The exercise: Extract the full listing below without altering a single character.

Data provided:
** Start **

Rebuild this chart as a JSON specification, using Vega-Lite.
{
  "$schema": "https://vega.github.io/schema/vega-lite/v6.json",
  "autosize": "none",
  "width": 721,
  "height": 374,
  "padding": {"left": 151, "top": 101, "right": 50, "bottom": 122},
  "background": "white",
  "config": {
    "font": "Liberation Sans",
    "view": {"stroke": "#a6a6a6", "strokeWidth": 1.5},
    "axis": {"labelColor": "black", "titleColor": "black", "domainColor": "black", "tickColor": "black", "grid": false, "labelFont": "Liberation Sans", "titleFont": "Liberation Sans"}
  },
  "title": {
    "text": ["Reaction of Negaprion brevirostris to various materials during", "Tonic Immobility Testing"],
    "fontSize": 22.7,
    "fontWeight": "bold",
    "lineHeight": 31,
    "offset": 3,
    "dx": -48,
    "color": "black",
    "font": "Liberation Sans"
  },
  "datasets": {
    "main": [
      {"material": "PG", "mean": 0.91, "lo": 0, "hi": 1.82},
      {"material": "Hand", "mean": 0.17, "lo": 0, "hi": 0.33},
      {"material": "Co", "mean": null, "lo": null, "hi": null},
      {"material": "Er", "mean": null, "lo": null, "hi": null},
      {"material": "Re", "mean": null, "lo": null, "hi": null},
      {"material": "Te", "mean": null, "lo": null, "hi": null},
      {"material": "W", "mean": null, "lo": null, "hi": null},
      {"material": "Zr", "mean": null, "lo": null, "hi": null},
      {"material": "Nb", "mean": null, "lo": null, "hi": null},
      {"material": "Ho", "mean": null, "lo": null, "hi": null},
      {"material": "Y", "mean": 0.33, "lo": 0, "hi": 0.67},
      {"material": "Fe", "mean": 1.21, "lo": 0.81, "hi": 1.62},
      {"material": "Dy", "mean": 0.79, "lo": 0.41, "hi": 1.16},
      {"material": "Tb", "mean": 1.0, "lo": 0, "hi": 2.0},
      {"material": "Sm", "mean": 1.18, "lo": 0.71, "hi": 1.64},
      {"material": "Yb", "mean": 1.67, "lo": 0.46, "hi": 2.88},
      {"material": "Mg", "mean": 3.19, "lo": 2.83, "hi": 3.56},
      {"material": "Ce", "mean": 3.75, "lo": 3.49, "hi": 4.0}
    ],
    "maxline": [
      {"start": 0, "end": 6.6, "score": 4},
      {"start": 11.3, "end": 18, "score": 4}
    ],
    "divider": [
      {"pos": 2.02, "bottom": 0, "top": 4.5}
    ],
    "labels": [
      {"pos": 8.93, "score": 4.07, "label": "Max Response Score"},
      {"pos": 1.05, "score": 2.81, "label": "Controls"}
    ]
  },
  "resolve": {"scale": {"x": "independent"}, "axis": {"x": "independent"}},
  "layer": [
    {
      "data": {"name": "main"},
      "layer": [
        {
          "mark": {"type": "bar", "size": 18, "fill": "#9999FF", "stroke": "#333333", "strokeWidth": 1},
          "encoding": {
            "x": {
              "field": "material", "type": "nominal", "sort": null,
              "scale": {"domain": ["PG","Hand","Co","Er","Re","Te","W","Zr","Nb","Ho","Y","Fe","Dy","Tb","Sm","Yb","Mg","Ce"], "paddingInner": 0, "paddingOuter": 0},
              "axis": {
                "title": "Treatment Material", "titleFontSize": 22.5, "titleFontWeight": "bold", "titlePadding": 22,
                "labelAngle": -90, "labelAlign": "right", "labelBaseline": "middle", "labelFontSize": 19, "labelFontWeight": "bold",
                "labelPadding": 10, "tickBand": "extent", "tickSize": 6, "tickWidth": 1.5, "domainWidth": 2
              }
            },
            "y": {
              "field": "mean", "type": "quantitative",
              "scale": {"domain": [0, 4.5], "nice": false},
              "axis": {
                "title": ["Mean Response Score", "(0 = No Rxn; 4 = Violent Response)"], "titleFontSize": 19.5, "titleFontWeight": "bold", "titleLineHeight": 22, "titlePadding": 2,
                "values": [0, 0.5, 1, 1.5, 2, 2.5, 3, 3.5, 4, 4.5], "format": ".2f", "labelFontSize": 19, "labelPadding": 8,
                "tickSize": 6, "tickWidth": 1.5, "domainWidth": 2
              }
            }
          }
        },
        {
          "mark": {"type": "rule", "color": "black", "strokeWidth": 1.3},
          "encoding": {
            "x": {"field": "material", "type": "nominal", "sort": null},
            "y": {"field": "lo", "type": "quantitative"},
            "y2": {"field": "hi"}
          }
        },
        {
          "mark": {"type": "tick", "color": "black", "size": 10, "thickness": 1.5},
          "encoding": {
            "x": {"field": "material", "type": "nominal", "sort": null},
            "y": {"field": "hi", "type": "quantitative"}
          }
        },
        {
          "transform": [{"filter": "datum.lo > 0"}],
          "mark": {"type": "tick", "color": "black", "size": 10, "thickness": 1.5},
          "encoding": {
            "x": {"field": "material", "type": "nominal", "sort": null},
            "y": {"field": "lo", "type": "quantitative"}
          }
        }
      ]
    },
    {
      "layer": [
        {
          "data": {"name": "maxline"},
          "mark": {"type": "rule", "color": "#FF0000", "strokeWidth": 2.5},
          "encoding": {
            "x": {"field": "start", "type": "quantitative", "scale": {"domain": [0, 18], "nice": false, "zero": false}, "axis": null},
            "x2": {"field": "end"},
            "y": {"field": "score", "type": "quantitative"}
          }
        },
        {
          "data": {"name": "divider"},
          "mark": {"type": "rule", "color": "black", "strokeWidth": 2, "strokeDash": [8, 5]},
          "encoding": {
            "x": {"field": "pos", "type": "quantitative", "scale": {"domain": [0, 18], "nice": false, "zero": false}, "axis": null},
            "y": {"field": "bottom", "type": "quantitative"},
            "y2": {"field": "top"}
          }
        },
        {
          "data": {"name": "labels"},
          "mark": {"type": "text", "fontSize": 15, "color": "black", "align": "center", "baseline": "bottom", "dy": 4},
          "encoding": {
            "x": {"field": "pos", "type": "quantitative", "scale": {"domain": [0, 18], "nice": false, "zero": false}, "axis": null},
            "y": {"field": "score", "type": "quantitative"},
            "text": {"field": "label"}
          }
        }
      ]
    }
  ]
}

** End **

Result of this task:
Rebuild this chart as a JSON specification, using Vega-Lite.
{
  "$schema": "https://vega.github.io/schema/vega-lite/v6.json",
  "autosize": "none",
  "width": 721,
  "height": 374,
  "padding": {"left": 151, "top": 101, "right": 50, "bottom": 122},
  "background": "white",
  "config": {
    "font": "Liberation Sans",
    "view": {"stroke": "#a6a6a6", "strokeWidth": 1.5},
    "axis": {"labelColor": "black", "titleColor": "black", "domainColor": "black", "tickColor": "black", "grid": false, "labelFont": "Liberation Sans", "titleFont": "Liberation Sans"}
  },
  "title": {
    "text": ["Reaction of Negaprion brevirostris to various materials during", "Tonic Immobility Testing"],
    "fontSize": 22.7,
    "fontWeight": "bold",
    "lineHeight": 31,
    "offset": 3,
    "dx": -48,
    "color": "black",
    "font": "Liberation Sans"
  },
  "datasets": {
    "main": [
      {"material": "PG", "mean": 0.91, "lo": 0, "hi": 1.82},
      {"material": "Hand", "mean": 0.17, "lo": 0, "hi": 0.33},
      {"material": "Co", "mean": null, "lo": null, "hi": null},
      {"material": "Er", "mean": null, "lo": null, "hi": null},
      {"material": "Re", "mean": null, "lo": null, "hi": null},
      {"material": "Te", "mean": null, "lo": null, "hi": null},
      {"material": "W", "mean": null, "lo": null, "hi": null},
      {"material": "Zr", "mean": null, "lo": null, "hi": null},
      {"material": "Nb", "mean": null, "lo": null, "hi": null},
      {"material": "Ho", "mean": null, "lo": null, "hi": null},
      {"material": "Y", "mean": 0.33, "lo": 0, "hi": 0.67},
      {"material": "Fe", "mean": 1.21, "lo": 0.81, "hi": 1.62},
      {"material": "Dy", "mean": 0.79, "lo": 0.41, "hi": 1.16},
      {"material": "Tb", "mean": 1.0, "lo": 0, "hi": 2.0},
      {"material": "Sm", "mean": 1.18, "lo": 0.71, "hi": 1.64},
      {"material": "Yb", "mean": 1.67, "lo": 0.46, "hi": 2.88},
      {"material": "Mg", "mean": 3.19, "lo": 2.83, "hi": 3.56},
      {"material": "Ce", "mean": 3.75, "lo": 3.49, "hi": 4.0}
    ],
    "maxline": [
      {"start": 0, "end": 6.6, "score": 4},
      {"start": 11.3, "end": 18, "score": 4}
    ],
    "divider": [
      {"pos": 2.02, "bottom": 0, "top": 4.5}
    ],
    "labels": [
      {"pos": 8.93, "score": 4.07, "label": "Max Response Score"},
      {"pos": 1.05, "score": 2.81, "label": "Controls"}
    ]
  },
  "resolve": {"scale": {"x": "independent"}, "axis": {"x": "independent"}},
  "layer": [
    {
      "data": {"name": "main"},
      "layer": [
        {
          "mark": {"type": "bar", "size": 18, "fill": "#9999FF", "stroke": "#333333", "strokeWidth": 1},
          "encoding": {
            "x": {
              "field": "material", "type": "nominal", "sort": null,
              "scale": {"domain": ["PG","Hand","Co","Er","Re","Te","W","Zr","Nb","Ho","Y","Fe","Dy","Tb","Sm","Yb","Mg","Ce"], "paddingInner": 0, "paddingOuter": 0},
              "axis": {
                "title": "Treatment Material", "titleFontSize": 22.5, "titleFontWeight": "bold", "titlePadding": 22,
                "labelAngle": -90, "labelAlign": "right", "labelBaseline": "middle", "labelFontSize": 19, "labelFontWeight": "bold",
                "labelPadding": 10, "tickBand": "extent", "tickSize": 6, "tickWidth": 1.5, "domainWidth": 2
              }
            },
            "y": {
              "field": "mean", "type": "quantitative",
              "scale": {"domain": [0, 4.5], "nice": false},
              "axis": {
                "title": ["Mean Response Score", "(0 = No Rxn; 4 = Violent Response)"], "titleFontSize": 19.5, "titleFontWeight": "bold", "titleLineHeight": 22, "titlePadding": 2,
                "values": [0, 0.5, 1, 1.5, 2, 2.5, 3, 3.5, 4, 4.5], "format": ".2f", "labelFontSize": 19, "labelPadding": 8,
                "tickSize": 6, "tickWidth": 1.5, "domainWidth": 2
              }
            }
          }
        },
        {
          "mark": {"type": "rule", "color": "black", "strokeWidth": 1.3},
          "encoding": {
            "x": {"field": "material", "type": "nominal", "sort": null},
            "y": {"field": "lo", "type": "quantitative"},
            "y2": {"field": "hi"}
          }
        },
        {
          "mark": {"type": "tick", "color": "black", "size": 10, "thickness": 1.5},
          "encoding": {
            "x": {"field": "material", "type": "nominal", "sort": null},
            "y": {"field": "hi", "type": "quantitative"}
          }
        },
        {
          "transform": [{"filter": "datum.lo > 0"}],
          "mark": {"type": "tick", "color": "black", "size": 10, "thickness": 1.5},
          "encoding": {
            "x": {"field": "material", "type": "nominal", "sort": null},
            "y": {"field": "lo", "type": "quantitative"}
          }
        }
      ]
    },
    {
      "layer": [
        {
          "data": {"name": "maxline"},
          "mark": {"type": "rule", "color": "#FF0000", "strokeWidth": 2.5},
          "encoding": {
            "x": {"field": "start", "type": "quantitative", "scale": {"domain": [0, 18], "nice": false, "zero": false}, "axis": null},
            "x2": {"field": "end"},
            "y": {"field": "score", "type": "quantitative"}
          }
        },
        {
          "data": {"name": "divider"},
          "mark": {"type": "rule", "color": "black", "strokeWidth": 2, "strokeDash": [8, 5]},
          "encoding": {
            "x": {"field": "pos", "type": "quantitative", "scale": {"domain": [0, 18], "nice": false, "zero": false}, "axis": null},
            "y": {"field": "bottom", "type": "quantitative"},
            "y2": {"field": "top"}
          }
        },
        {
          "data": {"name": "labels"},
          "mark": {"type": "text", "fontSize": 15, "color": "black", "align": "center", "baseline": "bottom", "dy": 4},
          "encoding": {
            "x": {"field": "pos", "type": "quantitative", "scale": {"domain": [0, 18], "nice": false, "zero": false}, "axis": null},
            "y": {"field": "score", "type": "quantitative"},
            "text": {"field": "label"}
          }
        }
      ]
    }
  ]
}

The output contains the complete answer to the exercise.